**What is needed:** Report every line from the material that contains the word "page".

**Data lines:**
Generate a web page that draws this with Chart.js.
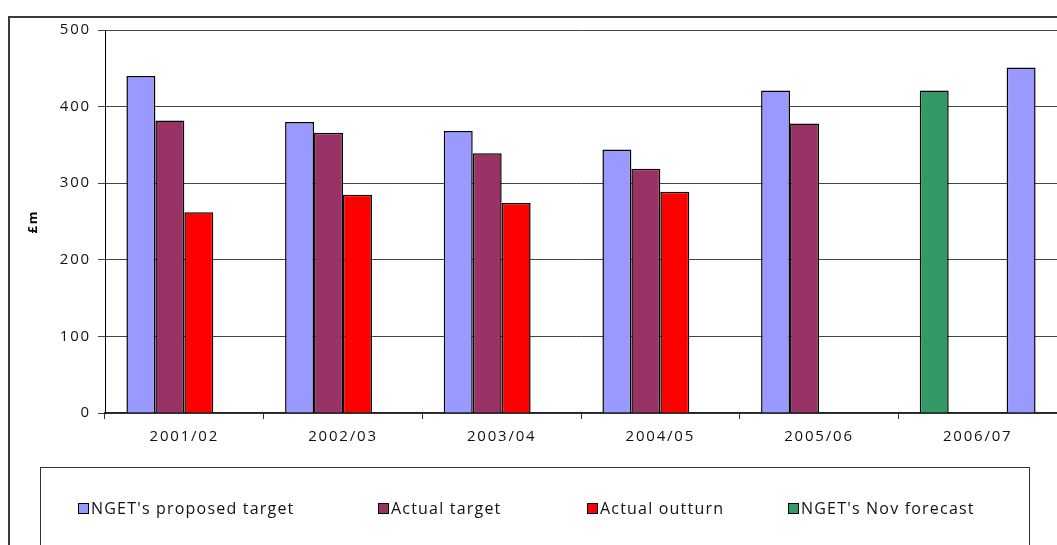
<!DOCTYPE html>
<html>
<head>
<meta charset="utf-8">
<script src="https://cdn.jsdelivr.net/npm/chart.js@4/dist/chart.umd.min.js"></script>
<style>
    body { margin: 0; background: #fff; }
    #wrap { position: relative; width: 1057px; height: 545px; overflow: hidden; font-family: "Open Sans", sans-serif; }
    #frame { position: absolute; left: 8px; top: 16px; width: 1100px; height: 600px; border: 2px solid #3a3a3a; }
    #chart { position: absolute; left: 0; top: 0; }
    #legend { position: absolute; left: 40px; top: 467px; width: 990px; height: 100px; border: 1px solid #333;
              display: flex; align-items: flex-start; padding: 29px 0 0 37px; box-sizing: border-box;
              font-size: 16px; letter-spacing: 1.2px; color: #111; }
    .item { display: flex; align-items: center; white-space: nowrap; }
    .item:nth-child(1) { width: 300px; }
    .item:nth-child(2) { width: 209px; }
    .item:nth-child(3) { width: 201px; }
    .sw { width: 9px; height: 9px; border: 1px solid #000; margin-right: 2px; }
</style>
</head>
<body>
<div id="wrap">
    <div id="frame"></div>
    <canvas id="chart" width="1057" height="545"></canvas>
    <div id="legend"></div>
</div>
<script>
const years = ['2001/02', '2002/03', '2003/04', '2004/05', '2005/06', '2006/07'];
const proposedTarget = [440, 380, 368, 344, 421, null];
const actualTarget = [382, 366, 339, 319, 378, null];
const actualOutturn = [262, 285, 274, 289, null, null];
const novForecast = [null, null, null, null, null, 421];
const proposedTarget0607 = [null, null, null, null, null, 451]; // sits in the 4th slot in the chart
const yTicks = [0, 100, 200, 300, 400, 500];

const colours = {
    proposed: '#9999ff',
    actual: '#993366',
    outturn: '#ff0000',
    nov: '#339966'
};

const spacing = {
    id: 'spacing',
    beforeLayout(chart) { chart.ctx.letterSpacing = '1.8px'; },
    beforeDraw(chart) { chart.ctx.letterSpacing = '1.8px'; }
};

const bar = (label, data, color, stack, legend = true) => ({
    label, data, stack, backgroundColor: color, borderColor: '#000', borderWidth: 1.5,
    barPercentage: 1, categoryPercentage: 0.73, inLegend: legend
});

const chart = new Chart(document.getElementById('chart'), {
    type: 'bar',
    data: {
        labels: years,
        datasets: [
            bar("NGET's proposed target", proposedTarget, colours.proposed, 'a'),
            bar('Actual target', actualTarget, colours.actual, 'b'),
            bar('Actual outturn', actualOutturn, colours.outturn, 'c'),
            bar("NGET's Nov forecast", novForecast, colours.nov, 'a'),
            bar("NGET's proposed target", proposedTarget0607, colours.proposed, 'd', false)
        ]
    },
    options: {
        responsive: false,
        animation: false,
        layout: { padding: { top: 30, left: 0, right: 0, bottom: 0 } },
        plugins: { legend: { display: false }, tooltip: { enabled: false } },
        scales: {
            x: {
                afterFit(s) { s.height = 132; },
                grid: { drawOnChartArea: false, drawTicks: true, tickLength: 6, color: '#333' },
                border: { color: '#222', width: 1.5 },
                ticks: { color: '#111', padding: 9, font: { family: 'Open Sans', size: 15 } }
            },
            y: {
                min: 0, max: 500,
                afterFit(s) { s.width = 105; },
                afterBuildTicks(s) { s.ticks = yTicks.map(v => ({ value: v })); },
                grid: { color: '#444', tickLength: 7 },
                border: { color: '#000', width: 1 },
                ticks: { color: '#111', padding: 7, font: { family: 'Open Sans', size: 15 } },
                title: { display: true, text: '£m', color: '#000', padding: { top: 25, bottom: 0 },
                         font: { family: 'Open Sans', size: 13, weight: 'bold' } }
            }
        }
    },
    plugins: [spacing]
});

// legend box from the datasets
const legend = document.getElementById('legend');
chart.data.datasets.filter(d => d.inLegend).forEach(d => {
    const item = document.createElement('div');
    item.className = 'item';
    item.innerHTML = `<span class="sw" style="background:${d.backgroundColor}"></span>${d.label}`;
    legend.appendChild(item);
});
</script>
</body>
</html>
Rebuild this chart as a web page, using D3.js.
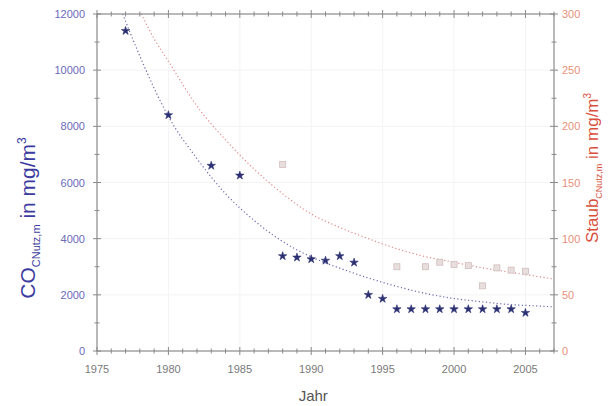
<!DOCTYPE html>
<html><head><meta charset="utf-8">
<script src="https://cdn.jsdelivr.net/npm/d3@7"></script>
<style>body{margin:0;background:#fff}svg{display:block}</style>
</head><body><svg id="c" width="615" height="406"></svg>
<script>
// CO measurements (left axis)
const coYears = [1977,1980,1983,1985,1988,1989,1990,1991,1992,1993,1994,1995,1996,1997,1998,1999,2000,2001,2002,2003,2004,2005];
const coValues = [11400,8400,6600,6250,3380,3330,3270,3220,3380,3150,2000,1860,1490,1490,1490,1490,1490,1490,1490,1490,1490,1360];
// Staub measurements (right axis)
const staubYears = [1988,1996,1998,1999,2000,2001,2002,2003,2004,2005];
const staubValues = [166,75,75,79,77,76,58,74,72,71];
// fitted curves
const coFitYears = [1976.8,1978,1980,1982,1984,1986,1988,1990,1992,1994,1996,1998,2000,2002,2004,2006,2007];
const coFitValues = [12000,10500,8350,6850,5600,4650,3900,3350,2950,2600,2300,2050,1870,1750,1650,1600,1570];
const stFitYears = [1978.1,1979,1980,1982,1984,1986,1988,1990,1992,1994,1996,1998,2000,2002,2004,2006,2007];
const stFitValues = [300,278,258,218,188,162,140,122,110,100,91,84,79,74,70,66,64];
const xTicks = [1975,1980,1985,1990,1995,2000,2005];
const yLeftTicks = [0,2000,4000,6000,8000,10000,12000];
const yRightTicks = [0,50,100,150,200,250,300];

const svg = d3.select("#c");
const L=97,R=554,T=14,B=351;
const x = d3.scaleLinear().domain([1975,2007]).range([L,R]);
const yL = d3.scaleLinear().domain([0,12000]).range([B,T]);
const yR = d3.scaleLinear().domain([0,300]).range([B,T]);
const axisCol="#8a8a8a";

const grid = svg.append("g").attr("stroke","#f3f3f3").attr("stroke-width",1);
xTicks.slice(1).forEach(t=>grid.append("line").attr("x1",x(t)).attr("x2",x(t)).attr("y1",T).attr("y2",B));
yLeftTicks.slice(1,-1).forEach(t=>grid.append("line").attr("x1",L).attr("x2",R).attr("y1",yL(t)).attr("y2",yL(t)));

svg.append("clipPath").attr("id","clip").append("rect").attr("x",L).attr("y",T).attr("width",R-L).attr("height",B-T);

const line = (sx,sy)=>d3.line().x(d=>x(d[0])).y(d=>sy(d[1])).curve(d3.curveMonotoneX);
svg.append("path").datum(d3.zip(coFitYears,coFitValues)).attr("clip-path","url(#clip)")
  .attr("d",line(x,yL)).attr("fill","none").attr("stroke","#6a6ab0").attr("stroke-width",1.2).attr("stroke-dasharray","1.2,2.4");
svg.append("path").datum(d3.zip(stFitYears,stFitValues)).attr("clip-path","url(#clip)")
  .attr("d",line(x,yR)).attr("fill","none").attr("stroke","#e38a8a").attr("stroke-width",1.2).attr("stroke-dasharray","1.2,2.4");

svg.append("g").selectAll("rect").data(d3.zip(staubYears,staubValues)).join("rect")
  .attr("x",d=>x(d[0])-3).attr("y",d=>yR(d[1])-3).attr("width",6).attr("height",6)
  .attr("fill","#e8dede").attr("stroke","#d2bcbc").attr("stroke-width",0.8);

const star = d3.symbol().type(d3.symbolStar).size(22);
svg.append("g").selectAll("path").data(d3.zip(coYears,coValues)).join("path")
  .attr("transform",d=>`translate(${x(d[0])},${yL(d[1])})`).attr("d",star)
  .attr("fill","#2c3072").attr("stroke","#2c3072").attr("stroke-width",0.6);

svg.append("rect").attr("x",L).attr("y",T).attr("width",R-L).attr("height",B-T)
  .attr("fill","none").attr("stroke",axisCol).attr("stroke-width",1.2);

function ticksH(y, vals, len){ vals.forEach(v=>svg.append("line").attr("x1",x(v)).attr("x2",x(v)).attr("y1",y-len).attr("y2",y+len).attr("stroke",axisCol)); }
function ticksV(xp, sc, vals, len){ vals.forEach(v=>svg.append("line").attr("x1",xp-len).attr("x2",xp+len).attr("y1",sc(v)).attr("y2",sc(v)).attr("stroke",axisCol)); }
const minorX = d3.range(1975,2008).filter(v=>v%5);
ticksH(B,xTicks,4); ticksH(B,minorX,2.5); ticksH(T,xTicks,4); ticksH(T,minorX,2.5);
const minorL = d3.range(1000,12000,2000);
ticksV(L,yL,yLeftTicks,4); ticksV(L,yL,minorL,2.5);
const minorR = d3.range(25,300,50);
ticksV(R,yR,yRightTicks,4); ticksV(R,yR,minorR,2.5);

const fnt="Arial, Liberation Sans, sans-serif";
svg.append("g").selectAll("text").data(xTicks).join("text")
  .attr("x",d=>x(d)).attr("y",373).attr("text-anchor","middle").attr("font-family",fnt).attr("font-size",11)
  .attr("fill","#7a7a7a").text(d=>d);
svg.append("g").selectAll("text").data(yLeftTicks).join("text")
  .attr("x",85).attr("y",d=>yL(d)+4).attr("text-anchor","end").attr("font-family",fnt).attr("font-size",11)
  .attr("fill","#6a6abc").text(d=>d);
svg.append("g").selectAll("text").data(yRightTicks).join("text")
  .attr("x",562).attr("y",d=>yR(d)+4).attr("text-anchor","start").attr("font-family",fnt).attr("font-size",11)
  .attr("fill","#e8907a").text(d=>d);

svg.append("text").attr("x",x(1990)+2).attr("y",401).attr("text-anchor","middle").attr("font-family",fnt)
  .attr("font-size",15).attr("fill","#555").text("Jahr");
const lt = svg.append("text").attr("transform","translate(35,218) rotate(-90)").attr("text-anchor","middle")
  .attr("font-family",fnt).attr("font-size",21).attr("fill","#3c3ca0");
lt.append("tspan").text("CO");
lt.append("tspan").attr("font-size",11).attr("dy",5).text("CNutz,m");
lt.append("tspan").attr("dy",-5).text(" in mg/m");
lt.append("tspan").attr("font-size",12).attr("dy",-9).text("3");
const rt = svg.append("text").attr("transform","translate(598,168) rotate(-90)").attr("text-anchor","middle")
  .attr("font-family",fnt).attr("font-size",17).attr("fill","#d8503c");
rt.append("tspan").text("Staub");
rt.append("tspan").attr("font-size",9).attr("dy",4).text("CNutz,m");
rt.append("tspan").attr("dy",-4).text(" in mg/m");
rt.append("tspan").attr("font-size",10).attr("dy",-7).text("3");
</script></body></html>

**Answer for this exercise:**
Generate a web page that draws this with Chart.js.
Rebuild this chart as a web page, using D3.js.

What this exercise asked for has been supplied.